How to Protect Your Business When Your Partner Is Going Through a Divorce

With 40 to 50 percent of American couples divorcing, your business partnership may outlast your marital one. Even if your marriage is on solid ground, can you be certain your business partner will stay married? If not, you may be concerned about a divorce

That concern is justified. If your partner goes through a marital breakup, you can count on your business coming up during divorce proceedings. It is, after all, an asset. When attorneys begin gathering information, they’ll list your partner’s business interests among those assets, and the law will step in. No matter what the outcome, your business will at least in some way be impacted by your partner’s uncoupling. Here are a few things you can do to protect your own interests.

Understand the Dangers

In a divorce, the court is most interested in assets that contributed money to the household. Whether your partner owned the business before or after the marriage took place is irrelevant unless there was a prenuptial agreement. If your business is a moneymaker, it could be a problem.

Set Up an LLC

If you and your partner are already married, this won’t be much help.
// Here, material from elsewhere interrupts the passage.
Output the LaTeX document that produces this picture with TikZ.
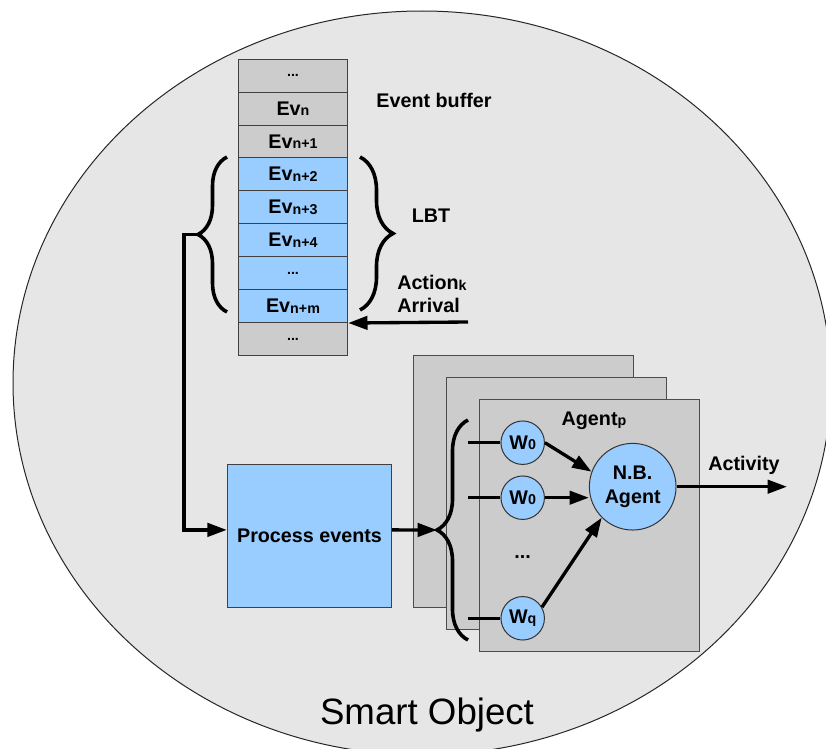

However, if you enter the partnership with one of you single, setting up your business as an LLC may offer protection in some states. With an LLC, some of the business’s assets are given protection under the LLC, rather than having them comingle with personal assets, as they do in sole proprietorships or partnerships.

Use “Buy Sell” Provisions

Along with the partnership paperwork you sign when you formed your company, you could include a Buy Sell Agreement that outlines what happens if one partner chooses to leave the business. This agreement can define what happens if either partner divorces and the ex-spouse gains ownership interest in the company.

Work with the Agreement

If part of your business is awarded to your partner’s spouse, you still have options. You’ll most likely want to buy out the ex-spouse’s interest to retain your own ownership. Chances are, the ex-spouse won’t want to deal with it, either. During the divorce proceedings, your partner also has the option of offering other assets to equal the value the other party is being awarded.

A few preventive steps early in your business partnership may reduce the risk of a divorce harming your business. However, it’s also important to find a partner who can weather life’s ups and downs while still giving your business the full attention it deserves.